The files sent by the attackers contain malicious code that exploits vulnerabilities in popular software programs such as Adobe Reader and Microsoft Office, with the payload being malware that is silently executed on the target’s computer.

“This allows the attackers to take control of the computer and obtain data. The attackers may then move laterally throughout the target’s network and are often able to maintain control over compromised computers for extended periods of time. Ultimately, the attacks locate and ex-filtrate sensitive information from the victim’s network”, the researchers note.

“Through the exposure of the Lurid network, we aim to enable a better understanding of the extent and frequency of such attacks as well as the challenges that targeted malware attacks pose for traditional defences”, they say.

Defensive strategies against the campaign, the add, can be dramatically improved by understanding how targeted malware attacks work as well as trends in the tools, tactics and procedures of the threat actors behind such attacks.

“By effectively using threat intelligence derived from external and internal sources combined with security tools that empower human analysts, organisations are better positioned to detect and mitigate such targeted attacks”, the researchers explain.
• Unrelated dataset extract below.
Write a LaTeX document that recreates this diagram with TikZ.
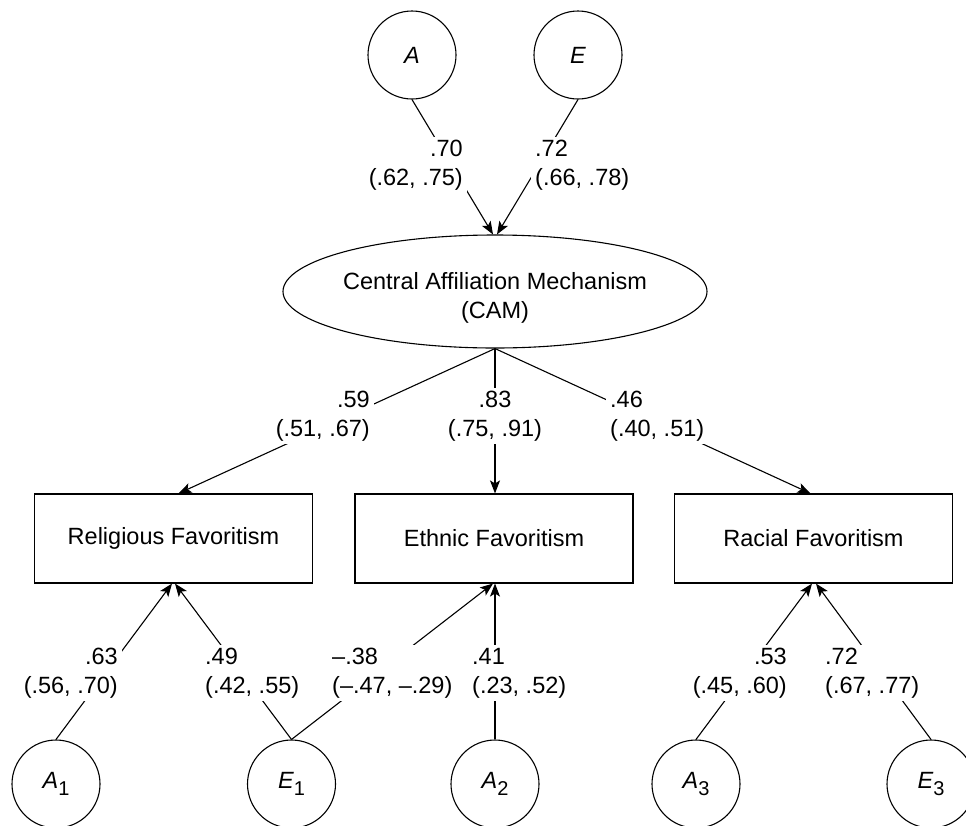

Over at LogRhythm, Ross Brewer, the audit and log security specialist;s managing director, said that Lurid attack swarm seems to be a classic example of an advanced persistent threat, with hackers launching well targeted and coordinated attacks against high value individuals, and then successfully staying hidden so they could gather confidential information over a period of time.

“It’s probable that the victims had little or no idea that they were being snooped on or that their data was at risk”, he said, adding that, in order to stop these types of attacks from ever gaining a foothold, organisations need to seriously step up their security management.

“As well as the obvious responses, such as patching against vulnerabilities and deploying other point solutions which can help keep out hackers, other approaches are also required if organisations are to detect hackers who have already penetrated their networks”, he said.

“Log data provides vital intelligence in the fight against APTs. Each and every time a file, desktop or server is accessed, data is produced that can be scrutinised to identify patterns of unusual or unauthorised behaviour”, he added.

Brewer concludes that, by automatically collecting, correlating and analysing the log data created across its entire network, an organisation can begin to understand if, what looks on the face of it to be a low level incident, is actually just one small part of a systematic and prolonged attack on its IT infrastructure.”